This study guide will help you analyse the short story “Neighbors” by Raymond Carver. You can also find a summary of the text.

Presentation of the text

Title: “Neighbors” (1971)
Author: Raymond Carver
Genre: Short story

Raymond Carver was an American short-story writer and poet, born in 1938 in Oregon. “Neighbors” is a short story that was first published in Esquire magazine in 1971, and then later in 1976 in Carver’s Will You Please Be Quiet, Please collection.


Below, you can read an excerpt from our study guide: 


The simplicity of the title leaves a lot of room for interpretation, letting the reader explore its shifting meaning throughout the story. The title creates the reader expectation that the focus of the short story is on the relationship between neighbours, who are revealed to be the Millers and the Stones. However, as we observe the actions of the main characters, Bill and Arlene Miller, we realise that the neighbourly relationship is not that simple. Bill and Arlene judge the quality of their lives by comparing it to that of others and consider it to be worse than that of their neighbours. We get some indication of this when Arlene says “ ‘God knows, we could use a vacation’ ”.

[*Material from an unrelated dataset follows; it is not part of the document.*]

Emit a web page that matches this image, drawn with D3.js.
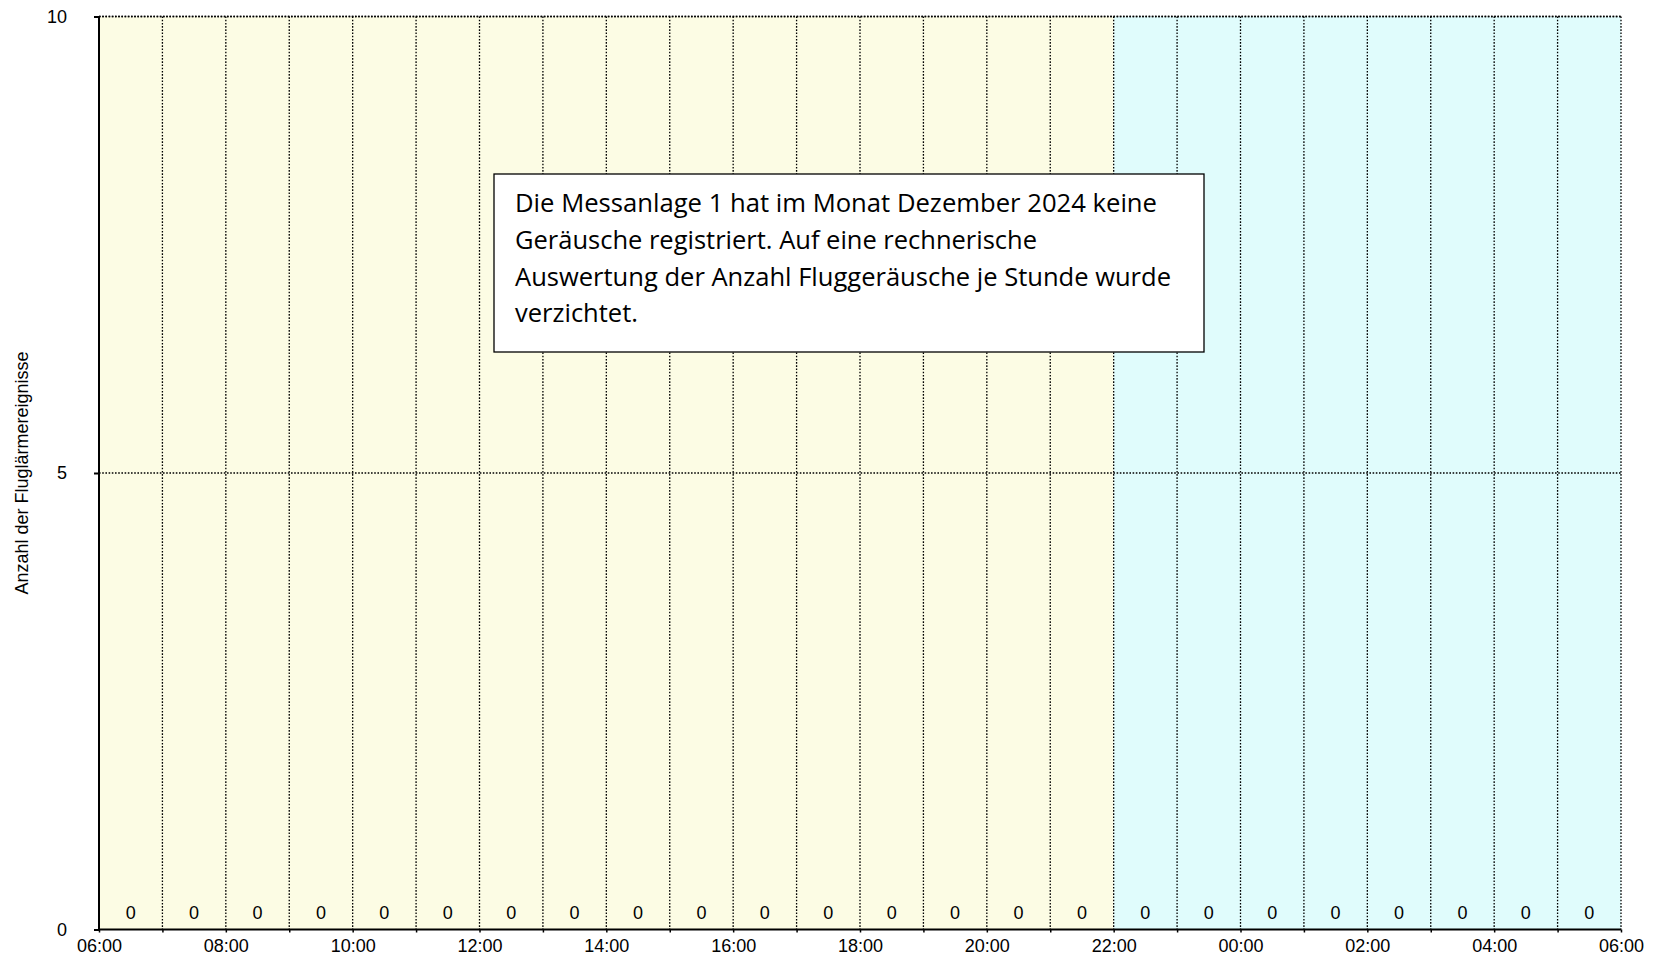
<!DOCTYPE html>
<html>
<head>
<meta charset="utf-8">
<script src="https://cdn.jsdelivr.net/npm/d3@7"></script>
<style>
  html, body { margin: 0; padding: 0; background: #fff; }
  svg { display: block; }
</style>
</head>
<body>
<svg id="chart" width="1657" height="956"></svg>
<script>
// ---- data ----
const hours = ["06","07","08","09","10","11","12","13","14","15","16","17",
               "18","19","20","21","22","23","00","01","02","03","04","05"];
const counts = [0,0,0,0,0,0,0,0,0,0,0,0,0,0,0,0,0,0,0,0,0,0,0,0];
const xTickLabels = ["06:00","08:00","10:00","12:00","14:00","16:00","18:00",
                     "20:00","22:00","00:00","02:00","04:00","06:00"];
const yTicks = [0, 5, 10];
const periods = [
  { name: "Tag",   from: 0,  to: 16 },
  { name: "Nacht", from: 16, to: 24 }
];
const yTitle = "Anzahl der Fluglärmereignisse";
const noteLines = [
  "Die Messanlage 1 hat im Monat Dezember 2024 keine",
  "Geräusche registriert. Auf eine rechnerische",
  "Auswertung der Anzahl Fluggeräusche je Stunde wurde",
  "verzichtet."
];

// ---- layout ----
const svg = d3.select("#chart");
const L = 99, R = 1621, T = 16.5, B = 929.5;
const x = d3.scaleLinear().domain([0, 24]).range([L, R]);
const y = d3.scaleLinear().domain([0, 10]).range([B, T]);
const band = d3.scaleBand().domain(d3.range(hours.length)).range([L, R]);
const font = "'Liberation Sans', Arial, sans-serif";
const fsAxis = 18;

// background periods
svg.append("g").selectAll("rect").data(periods).join("rect")
  .attr("x", d => x(d.from)).attr("y", T)
  .attr("width", d => x(d.to) - x(d.from)).attr("height", B - T)
  .attr("fill", d => d.name === "Tag" ? "#FCFCE4" : "#E0FCFC");

// grid lines (dotted)
const dash = "1.6,1.6";
svg.append("g").selectAll("line").data(d3.range(1, 25)).join("line")
  .attr("x1", d => x(d) ).attr("x2", d => x(d))
  .attr("y1", T).attr("y2", B)
  .attr("stroke", "#000").attr("stroke-width", 1.3).attr("stroke-dasharray", dash);
svg.append("g").selectAll("line").data(yTicks.filter(v => v > 0)).join("line")
  .attr("x1", L).attr("x2", R)
  .attr("y1", d => y(d)).attr("y2", d => y(d))
  .attr("stroke", "#000").attr("stroke-width", 1.3).attr("stroke-dasharray", dash);

// bars (all zero here)
svg.append("g").selectAll("rect").data(counts).join("rect")
  .attr("x", (d, i) => band(i) + band.bandwidth() * 0.1)
  .attr("width", band.bandwidth() * 0.8)
  .attr("y", d => y(d)).attr("height", d => B - y(d))
  .attr("fill", "#4472C4");

// value labels
svg.append("g").selectAll("text").data(counts).join("text")
  .attr("x", (d, i) => band(i) + band.bandwidth() / 2)
  .attr("y", d => y(d) - 10.5)
  .attr("text-anchor", "middle")
  .attr("font-family", font).attr("font-size", fsAxis).attr("fill", "#000")
  .text(d => d);

// y axis
const yAxis = svg.append("g").attr("transform", `translate(${L},0)`)
  .call(d3.axisLeft(y).tickValues(yTicks).tickSize(5).tickPadding(27).tickFormat(d3.format("d")));
yAxis.select(".domain").attr("stroke", "#000").attr("stroke-width", 2)
  .attr("d", `M0,${T}V${B}`);
yAxis.selectAll(".tick line").attr("stroke", "#000").attr("stroke-width", 2);
yAxis.selectAll(".tick text").attr("font-family", font).attr("font-size", fsAxis).attr("fill", "#000");

// x axis
const xAxis = svg.append("g").attr("transform", `translate(0,${B})`)
  .call(d3.axisBottom(x).tickValues(d3.range(0, 25)).tickSize(3).tickPadding(7)
    .tickFormat(d => d % 2 === 0 ? xTickLabels[d / 2] : ""));
xAxis.select(".domain").attr("stroke", "#000").attr("stroke-width", 2)
  .attr("d", `M${L},0H${R}`);
xAxis.selectAll(".tick line").attr("stroke", "#000").attr("stroke-width", 1.5);
xAxis.selectAll(".tick text").attr("font-family", font).attr("font-size", fsAxis).attr("fill", "#000");

// top dotted border
svg.append("line").attr("x1", L).attr("x2", R).attr("y1", T).attr("y2", T)
  .attr("stroke", "#000").attr("stroke-width", 1.3).attr("stroke-dasharray", dash);

// y title
svg.append("text")
  .attr("transform", `translate(28,${(T + B) / 2}) rotate(-90)`)
  .attr("text-anchor", "middle")
  .attr("font-family", font).attr("font-size", 18).attr("fill", "#000")
  .text(yTitle);

// note box
const bx = 494, by = 174, bw = 710, bh = 178;
svg.append("rect").attr("x", bx).attr("y", by).attr("width", bw).attr("height", bh)
  .attr("fill", "#fff").attr("stroke", "#000").attr("stroke-width", 1.3);
const lineWidths = [642, 522, 656, 123];
svg.append("g").selectAll("text").data(noteLines).join("text")
  .attr("x", 515).attr("y", (d, i) => 212 + i * 36.8)
  .attr("font-family", "'Open Sans', sans-serif").attr("font-size", 25).attr("fill", "#000")
  .attr("textLength", (d, i) => lineWidths[i]).attr("lengthAdjust", "spacingAndGlyphs")
  .text(d => d);
</script>
</body>
</html>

The mirror in the Stones’ apartment is an important system, which appears several times, as Bill is repeatedly shown looking at himself in the Stones' mirror: “He looked at himself in the mirror and then closed his eyes and then looked again”. At first it seems as though he is unhappy with what he sees, closing his eyes as if that would change what is reflected back. However, he does apparently change in his own view over the time he spends in the Stones’ apartment: “In the bedroom again, he sat on a chair, crossed his legs, and smiled, observing himself in the mirror”. Towards the end of the short story, we see him smiling at his reflection while wearing Jim Stone’s clothes, finally satisfied with how he looks and who he is. This suggests that the neighbours across the hall have been reduced to mirror images of Bill and Arlene, objects that could reflect a better version of the Millers’ lives.